良くても悪くても、我々はあなたを遣わして語られる我々の神である主の御声に聞き従います。我々の神である主の御声に聞き従うことこそ最善なのですから。 (エレミヤ42章6節)
上記はユダヤに残留した民全員が、預言者エレミヤの許を訪ねて来て口にした言葉です。エレミヤを通して語られる主の御声が、自分らに良くても悪くても、それに聞き従いますと約束しました。
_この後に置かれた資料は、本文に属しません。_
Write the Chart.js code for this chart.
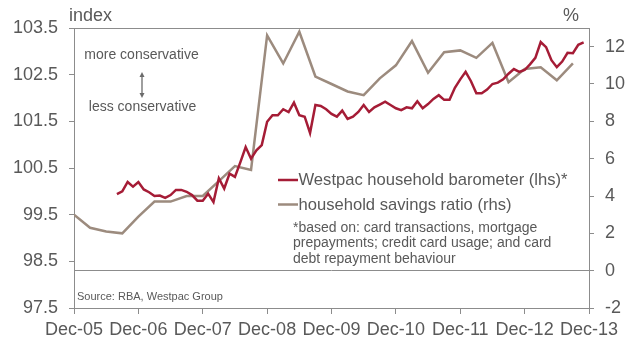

背景はこうです。バビロン王はユダヤを治める総督ゲダルヤを遣わします。ところが刺客が送り込まれて総督は暗殺されてしまいます。民は暗殺者を逮捕しようとしますが、逃げられてしまいます。バンロン王の報復を恐れた残留民らは途方に暮れ、エレミヤを頼ります。そして、冒頭の聖句を口にします。嘘ではない信仰者らしいことを言います。しかし…。10日後、エレミヤが語った主の御声には公然と反対したのです。エレミヤは、エジプトへ逃げるのではなく、この地に留まるのが主の御声だと語ったからです。「今、あなたたちはバビロンの王を恐れているが、彼を恐れてはならない、彼を恐れるな、と主は言われる。わたしはあなたたちと共にいて、必ず救い、彼の手から助け出す」(42章11節)と神は言われたのです。それに対する民の反応が、43章に記されています。エレミヤに向かって「あなたの言っていることは偽りだ。我々の神である主はあなたを遣わしてはいない。主は『エジプトへ行って寄留してはならない』と言ってはおられない」と反論したのです。こうして、ユダの地に留まれという、主の御声に聞き従わなかったのです。なぜ?恐れのためです。残留民は「報復を避けるためエジプトへ逃げよう」と決めていたのです。バビロン王の報復を極度に恐れたのです。そして、この地に留まれば、殺されるか、バビロンへ捕囚される、と思い込んでいたのです。そんな人々にエレミヤは「エジプトに下るなら、一人も生き残れない」と告げます。だが人々は、エレミヤに反論して言った、「あなたが主の名を借りて我々に語った言葉に聞き従う者はない」(44章16節)と。何という態度でしょうか。エレミヤは終始、神の代弁者として、「主はこう言われる」と、忠実に主の言葉を語った預言者でした。自分の思いや人間的な観測ではなく、主が言われることだけを語りました。なのに、自分が受けた主の言葉を疑われ、生涯にわたって、どちらが神の言葉なのかを問われ続けた預言者でした。そこに彼の偉大さと苦悩がありました。